▸ Stated exercise: Below is a listing to transcribe in full and exactly; keep the pictures out.

** start **

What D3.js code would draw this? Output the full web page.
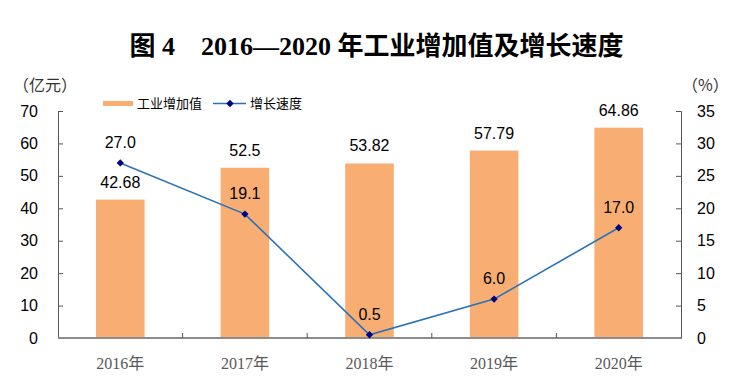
<!DOCTYPE html>
<html>
<head>
<meta charset="utf-8">
<script src="https://cdn.jsdelivr.net/npm/d3@7/dist/d3.min.js"></script>
<style>
  body { margin: 0; background: #fff; }
  svg { display: block; }
</style>
</head>
<body>
<div id="chart"></div>
<script>
// data
var years = ["2016年", "2017年", "2018年", "2019年", "2020年"];
var addedValue = [42.68, 52.5, 53.82, 57.79, 64.86];
var growthRate = [27.0, 19.1, 0.5, 6.0, 17.0];
var leftTicks = [0, 10, 20, 30, 40, 50, 60, 70];
var rightTicks = [0, 5, 10, 15, 20, 25, 30, 35];

var width = 753, height = 389;
var margin = {left: 58, right: 72, top: 111, bottom: 51};

var svg = d3.select("#chart").append("svg")
  .attr("width", width)
  .attr("height", height);

var x = d3.scaleBand()
  .domain(years)
  .range([margin.left, width - margin.right])
  .paddingInner(0.61)
  .paddingOuter(0.305);

var xb = d3.scaleBand()
  .domain(years)
  .range([margin.left, width - margin.right]);

var yL = d3.scaleLinear().domain([0, 70]).range([height - margin.bottom, margin.top]);
var yR = d3.scaleLinear().domain([0, 35]).range([height - margin.bottom, margin.top]);

var numFont = "'Liberation Sans', Arial, sans-serif";
var cjkFont = "'Noto Sans CJK SC', sans-serif";

// title
svg.append("text")
  .attr("x", width / 2)
  .attr("y", 55)
  .attr("text-anchor", "middle")
  .style("font-family", "'Liberation Serif', 'Noto Sans CJK SC', serif")
  .style("font-weight", "bold")
  .style("font-size", "26px")
  .text("图 4\u30002016—2020 年工业增加值及增长速度");

// unit labels
svg.append("text")
  .attr("x", 13).attr("y", 91)
  .style("font-family", cjkFont).style("font-size", "16px").style("fill", "#333")
  .text("（亿元）");
svg.append("text")
  .attr("x", 682).attr("y", 91)
  .style("font-family", cjkFont).style("font-size", "16px").style("fill", "#333")
  .text("（%）");

// bars
svg.selectAll("rect.bar")
  .data(addedValue)
  .enter().append("rect")
  .attr("class", "bar")
  .attr("x", function(d, i) { return x(years[i]); })
  .attr("y", function(d) { return yL(d); })
  .attr("width", x.bandwidth())
  .attr("height", function(d) { return yL(0) - yL(d); })
  .style("fill", "#f8ae72");

// left axis
var axL = svg.append("g")
  .attr("transform", "translate(" + margin.left + ",0)")
  .call(d3.axisLeft(yL).tickValues(leftTicks).tickSize(-5).tickPadding(20));
axL.select(".domain").attr("stroke", "#555");
axL.selectAll(".tick line").attr("stroke", "#555");
axL.selectAll(".tick text")
  .style("font-family", numFont).style("font-size", "16px").style("fill", "#000");

// right axis
var axR = svg.append("g")
  .attr("transform", "translate(" + (width - margin.right) + ",0)")
  .call(d3.axisRight(yR).tickValues(rightTicks).tickSize(-5).tickPadding(16));
axR.select(".domain").attr("stroke", "#555");
axR.selectAll(".tick line").attr("stroke", "#555");
axR.selectAll(".tick text")
  .style("font-family", numFont).style("font-size", "16px").style("fill", "#000");

// bottom axis with ticks between categories
var bottom = svg.append("g");
bottom.append("line")
  .attr("x1", margin.left).attr("x2", width - margin.right)
  .attr("y1", yL(0)).attr("y2", yL(0))
  .attr("stroke", "#8c8c8c").attr("stroke-width", 2);
bottom.selectAll("line.sep")
  .data(years.slice(1))
  .enter().append("line")
  .attr("class", "sep")
  .attr("x1", function(d) { return xb(d); })
  .attr("x2", function(d) { return xb(d); })
  .attr("y1", yL(0)).attr("y2", yL(0) - 5)
  .attr("stroke", "#555");
bottom.selectAll("text")
  .data(years)
  .enter().append("text")
  .attr("x", function(d) { return xb(d) + xb.bandwidth() / 2; })
  .attr("y", 369)
  .attr("text-anchor", "middle")
  .style("font-family", "'Liberation Serif', 'Noto Sans CJK SC', serif")
  .style("font-size", "16px")
  .style("fill", "#595959")
  .text(function(d) { return d; });

// bar labels
svg.selectAll("text.barlab")
  .data(addedValue)
  .enter().append("text")
  .attr("class", "barlab")
  .attr("x", function(d, i) { return xb(years[i]) + xb.bandwidth() / 2; })
  .attr("y", function(d) { return yL(d) - 12; })
  .attr("text-anchor", "middle")
  .style("font-family", numFont).style("font-size", "16px")
  .text(function(d) { return d; });

// growth line
var cx = function(i) { return xb(years[i]) + xb.bandwidth() / 2; };
var line = d3.line()
  .x(function(d, i) { return cx(i); })
  .y(function(d) { return yR(d); });

svg.append("path")
  .datum(growthRate)
  .attr("d", line)
  .attr("fill", "none")
  .attr("stroke", "#2a72b8")
  .attr("stroke-width", 1.6);

svg.selectAll("path.pt")
  .data(growthRate)
  .enter().append("path")
  .attr("class", "pt")
  .attr("d", d3.symbol(d3.symbolDiamond2, 34))
  .attr("transform", function(d, i) { return "translate(" + cx(i) + "," + yR(d) + ")"; })
  .style("fill", "#000080");

svg.selectAll("text.linelab")
  .data(growthRate)
  .enter().append("text")
  .attr("class", "linelab")
  .attr("x", function(d, i) { return cx(i); })
  .attr("y", function(d) { return yR(d) - 15; })
  .attr("text-anchor", "middle")
  .style("font-family", numFont).style("font-size", "16px")
  .text(function(d) { return d3.format(".1f")(d); });

// legend
var lg = svg.append("g");
lg.append("rect")
  .attr("x", 103).attr("y", 101).attr("width", 30).attr("height", 5)
  .style("fill", "#f8ae72");
lg.append("text")
  .attr("x", 137).attr("y", 108)
  .style("font-family", cjkFont).style("font-size", "13px")
  .text("工业增加值");
lg.append("line")
  .attr("x1", 213).attr("x2", 246).attr("y1", 103.5).attr("y2", 103.5)
  .attr("stroke", "#2a72b8").attr("stroke-width", 1.6);
lg.append("path")
  .attr("d", d3.symbol(d3.symbolDiamond2, 34))
  .attr("transform", "translate(230,103.5)")
  .style("fill", "#000080");
lg.append("text")
  .attr("x", 250).attr("y", 108)
  .style("font-family", cjkFont).style("font-size", "13px")
  .text("增长速度");
</script>
</body>
</html>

** end **

▸ Answer for this exercise:
What D3.js code would draw this? Output the full web page.
<!DOCTYPE html>
<html>
<head>
<meta charset="utf-8">
<script src="https://cdn.jsdelivr.net/npm/d3@7/dist/d3.min.js"></script>
<style>
  body { margin: 0; background: #fff; }
  svg { display: block; }
</style>
</head>
<body>
<div id="chart"></div>
<script>
// data
var years = ["2016年", "2017年", "2018年", "2019年", "2020年"];
var addedValue = [42.68, 52.5, 53.82, 57.79, 64.86];
var growthRate = [27.0, 19.1, 0.5, 6.0, 17.0];
var leftTicks = [0, 10, 20, 30, 40, 50, 60, 70];
var rightTicks = [0, 5, 10, 15, 20, 25, 30, 35];

var width = 753, height = 389;
var margin = {left: 58, right: 72, top: 111, bottom: 51};

var svg = d3.select("#chart").append("svg")
  .attr("width", width)
  .attr("height", height);

var x = d3.scaleBand()
  .domain(years)
  .range([margin.left, width - margin.right])
  .paddingInner(0.61)
  .paddingOuter(0.305);

var xb = d3.scaleBand()
  .domain(years)
  .range([margin.left, width - margin.right]);

var yL = d3.scaleLinear().domain([0, 70]).range([height - margin.bottom, margin.top]);
var yR = d3.scaleLinear().domain([0, 35]).range([height - margin.bottom, margin.top]);

var numFont = "'Liberation Sans', Arial, sans-serif";
var cjkFont = "'Noto Sans CJK SC', sans-serif";

// title
svg.append("text")
  .attr("x", width / 2)
  .attr("y", 55)
  .attr("text-anchor", "middle")
  .style("font-family", "'Liberation Serif', 'Noto Sans CJK SC', serif")
  .style("font-weight", "bold")
  .style("font-size", "26px")
  .text("图 4\u30002016—2020 年工业增加值及增长速度");

// unit labels
svg.append("text")
  .attr("x", 13).attr("y", 91)
  .style("font-family", cjkFont).style("font-size", "16px").style("fill", "#333")
  .text("（亿元）");
svg.append("text")
  .attr("x", 682).attr("y", 91)
  .style("font-family", cjkFont).style("font-size", "16px").style("fill", "#333")
  .text("（%）");

// bars
svg.selectAll("rect.bar")
  .data(addedValue)
  .enter().append("rect")
  .attr("class", "bar")
  .attr("x", function(d, i) { return x(years[i]); })
  .attr("y", function(d) { return yL(d); })
  .attr("width", x.bandwidth())
  .attr("height", function(d) { return yL(0) - yL(d); })
  .style("fill", "#f8ae72");

// left axis
var axL = svg.append("g")
  .attr("transform", "translate(" + margin.left + ",0)")
  .call(d3.axisLeft(yL).tickValues(leftTicks).tickSize(-5).tickPadding(20));
axL.select(".domain").attr("stroke", "#555");
axL.selectAll(".tick line").attr("stroke", "#555");
axL.selectAll(".tick text")
  .style("font-family", numFont).style("font-size", "16px").style("fill", "#000");

// right axis
var axR = svg.append("g")
  .attr("transform", "translate(" + (width - margin.right) + ",0)")
  .call(d3.axisRight(yR).tickValues(rightTicks).tickSize(-5).tickPadding(16));
axR.select(".domain").attr("stroke", "#555");
axR.selectAll(".tick line").attr("stroke", "#555");
axR.selectAll(".tick text")
  .style("font-family", numFont).style("font-size", "16px").style("fill", "#000");

// bottom axis with ticks between categories
var bottom = svg.append("g");
bottom.append("line")
  .attr("x1", margin.left).attr("x2", width - margin.right)
  .attr("y1", yL(0)).attr("y2", yL(0))
  .attr("stroke", "#8c8c8c").attr("stroke-width", 2);
bottom.selectAll("line.sep")
  .data(years.slice(1))
  .enter().append("line")
  .attr("class", "sep")
  .attr("x1", function(d) { return xb(d); })
  .attr("x2", function(d) { return xb(d); })
  .attr("y1", yL(0)).attr("y2", yL(0) - 5)
  .attr("stroke", "#555");
bottom.selectAll("text")
  .data(years)
  .enter().append("text")
  .attr("x", function(d) { return xb(d) + xb.bandwidth() / 2; })
  .attr("y", 369)
  .attr("text-anchor", "middle")
  .style("font-family", "'Liberation Serif', 'Noto Sans CJK SC', serif")
  .style("font-size", "16px")
  .style("fill", "#595959")
  .text(function(d) { return d; });

// bar labels
svg.selectAll("text.barlab")
  .data(addedValue)
  .enter().append("text")
  .attr("class", "barlab")
  .attr("x", function(d, i) { return xb(years[i]) + xb.bandwidth() / 2; })
  .attr("y", function(d) { return yL(d) - 12; })
  .attr("text-anchor", "middle")
  .style("font-family", numFont).style("font-size", "16px")
  .text(function(d) { return d; });

// growth line
var cx = function(i) { return xb(years[i]) + xb.bandwidth() / 2; };
var line = d3.line()
  .x(function(d, i) { return cx(i); })
  .y(function(d) { return yR(d); });

svg.append("path")
  .datum(growthRate)
  .attr("d", line)
  .attr("fill", "none")
  .attr("stroke", "#2a72b8")
  .attr("stroke-width", 1.6);

svg.selectAll("path.pt")
  .data(growthRate)
  .enter().append("path")
  .attr("class", "pt")
  .attr("d", d3.symbol(d3.symbolDiamond2, 34))
  .attr("transform", function(d, i) { return "translate(" + cx(i) + "," + yR(d) + ")"; })
  .style("fill", "#000080");

svg.selectAll("text.linelab")
  .data(growthRate)
  .enter().append("text")
  .attr("class", "linelab")
  .attr("x", function(d, i) { return cx(i); })
  .attr("y", function(d) { return yR(d) - 15; })
  .attr("text-anchor", "middle")
  .style("font-family", numFont).style("font-size", "16px")
  .text(function(d) { return d3.format(".1f")(d); });

// legend
var lg = svg.append("g");
lg.append("rect")
  .attr("x", 103).attr("y", 101).attr("width", 30).attr("height", 5)
  .style("fill", "#f8ae72");
lg.append("text")
  .attr("x", 137).attr("y", 108)
  .style("font-family", cjkFont).style("font-size", "13px")
  .text("工业增加值");
lg.append("line")
  .attr("x1", 213).attr("x2", 246).attr("y1", 103.5).attr("y2", 103.5)
  .attr("stroke", "#2a72b8").attr("stroke-width", 1.6);
lg.append("path")
  .attr("d", d3.symbol(d3.symbolDiamond2, 34))
  .attr("transform", "translate(230,103.5)")
  .style("fill", "#000080");
lg.append("text")
  .attr("x", 250).attr("y", 108)
  .style("font-family", cjkFont).style("font-size", "13px")
  .text("增长速度");
</script>
</body>
</html>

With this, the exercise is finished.